#### WHAT IS NEEDED
Wherever the string "that" appears, copy the whole line.

#### INFORMATION PROVIDED

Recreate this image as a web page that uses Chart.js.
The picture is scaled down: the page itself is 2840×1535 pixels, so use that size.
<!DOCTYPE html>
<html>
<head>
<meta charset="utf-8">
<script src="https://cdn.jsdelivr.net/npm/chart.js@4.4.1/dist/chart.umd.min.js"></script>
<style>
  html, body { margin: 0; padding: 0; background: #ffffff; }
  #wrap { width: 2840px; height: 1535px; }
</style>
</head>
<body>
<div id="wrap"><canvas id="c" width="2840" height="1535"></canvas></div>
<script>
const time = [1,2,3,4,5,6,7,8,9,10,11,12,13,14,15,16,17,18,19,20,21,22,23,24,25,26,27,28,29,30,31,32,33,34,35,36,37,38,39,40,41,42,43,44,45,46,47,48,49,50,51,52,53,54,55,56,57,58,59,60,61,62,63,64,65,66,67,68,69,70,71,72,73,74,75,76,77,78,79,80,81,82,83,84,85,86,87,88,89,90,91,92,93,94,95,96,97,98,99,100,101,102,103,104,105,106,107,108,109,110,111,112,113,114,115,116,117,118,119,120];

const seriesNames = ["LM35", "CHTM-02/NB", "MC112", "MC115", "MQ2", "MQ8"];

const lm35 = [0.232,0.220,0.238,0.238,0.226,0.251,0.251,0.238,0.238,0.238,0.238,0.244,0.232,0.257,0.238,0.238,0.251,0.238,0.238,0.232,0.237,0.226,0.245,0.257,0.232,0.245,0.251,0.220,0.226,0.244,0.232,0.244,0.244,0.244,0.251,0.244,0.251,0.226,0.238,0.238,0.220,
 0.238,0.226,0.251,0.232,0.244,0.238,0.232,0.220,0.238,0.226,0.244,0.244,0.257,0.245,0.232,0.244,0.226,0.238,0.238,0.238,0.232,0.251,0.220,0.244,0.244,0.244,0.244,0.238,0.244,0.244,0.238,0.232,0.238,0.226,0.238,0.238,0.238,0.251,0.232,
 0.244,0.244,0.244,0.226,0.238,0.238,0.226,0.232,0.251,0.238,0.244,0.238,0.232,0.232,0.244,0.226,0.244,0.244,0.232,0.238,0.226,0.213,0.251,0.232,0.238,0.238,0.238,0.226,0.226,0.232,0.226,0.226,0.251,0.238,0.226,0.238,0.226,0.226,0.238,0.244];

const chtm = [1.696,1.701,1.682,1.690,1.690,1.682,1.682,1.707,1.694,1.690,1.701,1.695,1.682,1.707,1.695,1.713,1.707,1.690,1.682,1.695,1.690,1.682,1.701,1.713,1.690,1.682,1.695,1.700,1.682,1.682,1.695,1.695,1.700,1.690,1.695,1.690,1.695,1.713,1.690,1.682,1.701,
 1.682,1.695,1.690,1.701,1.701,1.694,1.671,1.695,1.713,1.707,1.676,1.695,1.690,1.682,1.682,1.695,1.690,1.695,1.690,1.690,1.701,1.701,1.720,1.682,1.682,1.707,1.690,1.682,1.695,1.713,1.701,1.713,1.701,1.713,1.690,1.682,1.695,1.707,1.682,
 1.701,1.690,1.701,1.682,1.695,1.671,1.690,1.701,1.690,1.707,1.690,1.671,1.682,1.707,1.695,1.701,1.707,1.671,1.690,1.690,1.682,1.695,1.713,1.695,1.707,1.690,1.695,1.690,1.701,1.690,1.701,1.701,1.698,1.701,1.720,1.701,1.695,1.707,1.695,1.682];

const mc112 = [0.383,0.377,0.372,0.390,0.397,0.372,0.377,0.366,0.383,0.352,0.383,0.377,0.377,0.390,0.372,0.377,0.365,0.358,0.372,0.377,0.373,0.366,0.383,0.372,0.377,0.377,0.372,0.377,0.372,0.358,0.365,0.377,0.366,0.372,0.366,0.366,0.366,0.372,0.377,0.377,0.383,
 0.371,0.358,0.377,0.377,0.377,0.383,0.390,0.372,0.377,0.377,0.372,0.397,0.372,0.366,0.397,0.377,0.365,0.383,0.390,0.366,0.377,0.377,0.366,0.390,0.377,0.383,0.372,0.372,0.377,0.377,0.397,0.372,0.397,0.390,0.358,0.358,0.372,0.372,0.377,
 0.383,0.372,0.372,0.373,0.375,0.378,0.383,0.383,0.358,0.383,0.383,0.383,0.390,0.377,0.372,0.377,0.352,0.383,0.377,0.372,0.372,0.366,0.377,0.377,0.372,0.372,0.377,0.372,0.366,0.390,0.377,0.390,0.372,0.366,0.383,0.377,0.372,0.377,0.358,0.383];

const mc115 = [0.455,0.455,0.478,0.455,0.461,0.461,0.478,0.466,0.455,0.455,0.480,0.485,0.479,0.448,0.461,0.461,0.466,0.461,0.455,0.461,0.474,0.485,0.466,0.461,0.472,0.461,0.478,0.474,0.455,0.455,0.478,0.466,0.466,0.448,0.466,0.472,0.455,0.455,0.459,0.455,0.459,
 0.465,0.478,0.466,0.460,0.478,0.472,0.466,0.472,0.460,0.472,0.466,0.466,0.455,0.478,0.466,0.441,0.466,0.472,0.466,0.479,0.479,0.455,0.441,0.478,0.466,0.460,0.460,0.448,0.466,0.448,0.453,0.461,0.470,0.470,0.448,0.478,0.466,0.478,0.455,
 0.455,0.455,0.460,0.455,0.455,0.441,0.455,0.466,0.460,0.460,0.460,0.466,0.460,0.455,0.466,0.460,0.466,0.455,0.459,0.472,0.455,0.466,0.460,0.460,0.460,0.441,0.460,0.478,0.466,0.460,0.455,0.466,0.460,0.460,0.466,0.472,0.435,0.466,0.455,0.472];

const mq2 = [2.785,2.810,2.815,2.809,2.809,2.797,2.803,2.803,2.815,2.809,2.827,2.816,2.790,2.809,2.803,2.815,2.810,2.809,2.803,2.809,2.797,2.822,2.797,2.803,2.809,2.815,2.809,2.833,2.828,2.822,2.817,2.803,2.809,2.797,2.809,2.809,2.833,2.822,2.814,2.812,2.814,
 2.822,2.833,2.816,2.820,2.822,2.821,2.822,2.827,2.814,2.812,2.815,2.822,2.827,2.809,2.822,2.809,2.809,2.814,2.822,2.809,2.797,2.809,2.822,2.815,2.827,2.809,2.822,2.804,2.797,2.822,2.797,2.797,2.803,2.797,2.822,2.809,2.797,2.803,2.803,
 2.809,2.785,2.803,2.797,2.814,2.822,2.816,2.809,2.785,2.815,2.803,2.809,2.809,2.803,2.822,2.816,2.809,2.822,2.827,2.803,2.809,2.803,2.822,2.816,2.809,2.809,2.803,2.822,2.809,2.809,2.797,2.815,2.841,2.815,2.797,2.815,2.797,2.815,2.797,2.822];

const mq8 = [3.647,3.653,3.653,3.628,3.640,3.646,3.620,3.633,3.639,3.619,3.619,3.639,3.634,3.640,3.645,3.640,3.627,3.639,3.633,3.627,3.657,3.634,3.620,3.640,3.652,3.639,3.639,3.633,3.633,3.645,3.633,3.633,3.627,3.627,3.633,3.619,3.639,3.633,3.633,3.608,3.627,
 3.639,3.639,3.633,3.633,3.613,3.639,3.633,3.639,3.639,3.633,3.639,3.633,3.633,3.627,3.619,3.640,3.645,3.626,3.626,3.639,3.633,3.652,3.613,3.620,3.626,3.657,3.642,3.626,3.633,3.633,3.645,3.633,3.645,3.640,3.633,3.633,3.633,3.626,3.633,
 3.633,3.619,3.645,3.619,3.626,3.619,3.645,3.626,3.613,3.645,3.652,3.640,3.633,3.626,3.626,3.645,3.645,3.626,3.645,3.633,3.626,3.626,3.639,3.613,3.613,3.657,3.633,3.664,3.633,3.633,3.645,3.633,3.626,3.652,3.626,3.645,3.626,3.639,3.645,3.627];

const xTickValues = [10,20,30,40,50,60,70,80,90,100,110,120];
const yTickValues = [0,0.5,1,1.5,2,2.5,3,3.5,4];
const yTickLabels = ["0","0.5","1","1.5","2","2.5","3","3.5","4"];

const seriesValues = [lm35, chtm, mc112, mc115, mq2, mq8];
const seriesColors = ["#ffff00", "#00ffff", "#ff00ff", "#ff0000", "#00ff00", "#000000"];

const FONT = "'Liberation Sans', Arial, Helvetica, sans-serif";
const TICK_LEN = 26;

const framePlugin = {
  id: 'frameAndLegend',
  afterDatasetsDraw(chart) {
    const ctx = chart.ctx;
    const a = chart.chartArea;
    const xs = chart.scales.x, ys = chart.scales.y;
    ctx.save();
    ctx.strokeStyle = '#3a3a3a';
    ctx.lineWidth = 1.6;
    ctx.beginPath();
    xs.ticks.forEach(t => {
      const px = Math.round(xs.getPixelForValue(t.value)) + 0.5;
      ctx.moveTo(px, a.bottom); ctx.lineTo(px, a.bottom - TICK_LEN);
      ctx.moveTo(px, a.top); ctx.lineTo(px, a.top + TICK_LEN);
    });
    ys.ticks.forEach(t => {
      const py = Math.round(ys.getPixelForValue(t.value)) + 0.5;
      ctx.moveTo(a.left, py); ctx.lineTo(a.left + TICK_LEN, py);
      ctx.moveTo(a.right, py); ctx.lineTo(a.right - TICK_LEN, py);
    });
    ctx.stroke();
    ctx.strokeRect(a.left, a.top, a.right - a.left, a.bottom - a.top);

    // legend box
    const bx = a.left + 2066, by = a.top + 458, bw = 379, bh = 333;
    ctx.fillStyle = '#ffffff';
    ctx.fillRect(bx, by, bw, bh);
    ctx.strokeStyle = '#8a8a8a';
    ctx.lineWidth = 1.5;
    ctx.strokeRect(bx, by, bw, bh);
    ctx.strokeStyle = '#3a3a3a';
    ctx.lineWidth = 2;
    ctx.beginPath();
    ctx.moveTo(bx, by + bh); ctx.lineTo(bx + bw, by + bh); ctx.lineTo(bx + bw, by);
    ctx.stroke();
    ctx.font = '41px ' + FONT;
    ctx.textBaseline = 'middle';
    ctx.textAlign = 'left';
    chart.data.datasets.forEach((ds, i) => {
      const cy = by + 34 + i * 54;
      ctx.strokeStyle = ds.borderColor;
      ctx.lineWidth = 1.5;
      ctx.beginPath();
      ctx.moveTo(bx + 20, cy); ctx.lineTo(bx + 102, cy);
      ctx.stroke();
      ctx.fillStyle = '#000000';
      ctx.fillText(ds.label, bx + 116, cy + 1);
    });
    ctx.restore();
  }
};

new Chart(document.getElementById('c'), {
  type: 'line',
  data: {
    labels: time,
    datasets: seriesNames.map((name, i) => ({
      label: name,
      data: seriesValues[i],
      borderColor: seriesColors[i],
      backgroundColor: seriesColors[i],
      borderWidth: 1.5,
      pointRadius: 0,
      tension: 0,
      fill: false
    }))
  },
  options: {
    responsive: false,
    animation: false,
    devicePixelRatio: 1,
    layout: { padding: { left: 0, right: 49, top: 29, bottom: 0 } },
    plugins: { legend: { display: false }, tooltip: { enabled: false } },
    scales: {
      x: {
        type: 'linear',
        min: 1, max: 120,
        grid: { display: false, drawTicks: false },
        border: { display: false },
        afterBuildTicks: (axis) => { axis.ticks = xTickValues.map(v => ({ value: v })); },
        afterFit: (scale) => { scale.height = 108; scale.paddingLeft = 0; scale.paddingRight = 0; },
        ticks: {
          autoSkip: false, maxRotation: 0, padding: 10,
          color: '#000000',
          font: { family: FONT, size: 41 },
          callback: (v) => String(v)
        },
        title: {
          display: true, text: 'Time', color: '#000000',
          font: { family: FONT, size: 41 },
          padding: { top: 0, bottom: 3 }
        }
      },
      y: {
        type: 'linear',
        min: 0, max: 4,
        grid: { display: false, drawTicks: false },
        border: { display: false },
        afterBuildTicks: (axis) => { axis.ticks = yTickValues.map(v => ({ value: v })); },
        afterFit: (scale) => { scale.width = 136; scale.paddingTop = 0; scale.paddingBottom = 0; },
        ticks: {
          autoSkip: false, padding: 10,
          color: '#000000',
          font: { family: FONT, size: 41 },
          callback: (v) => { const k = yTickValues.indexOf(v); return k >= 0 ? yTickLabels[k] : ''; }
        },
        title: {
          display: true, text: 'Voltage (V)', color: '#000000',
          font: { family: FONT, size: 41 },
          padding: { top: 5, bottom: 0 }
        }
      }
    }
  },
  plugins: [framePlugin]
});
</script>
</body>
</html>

#### WORKED ANSWER
Recreate this image as a web page that uses Chart.js.
The picture is scaled down: the page itself is 2840×1535 pixels, so use that size.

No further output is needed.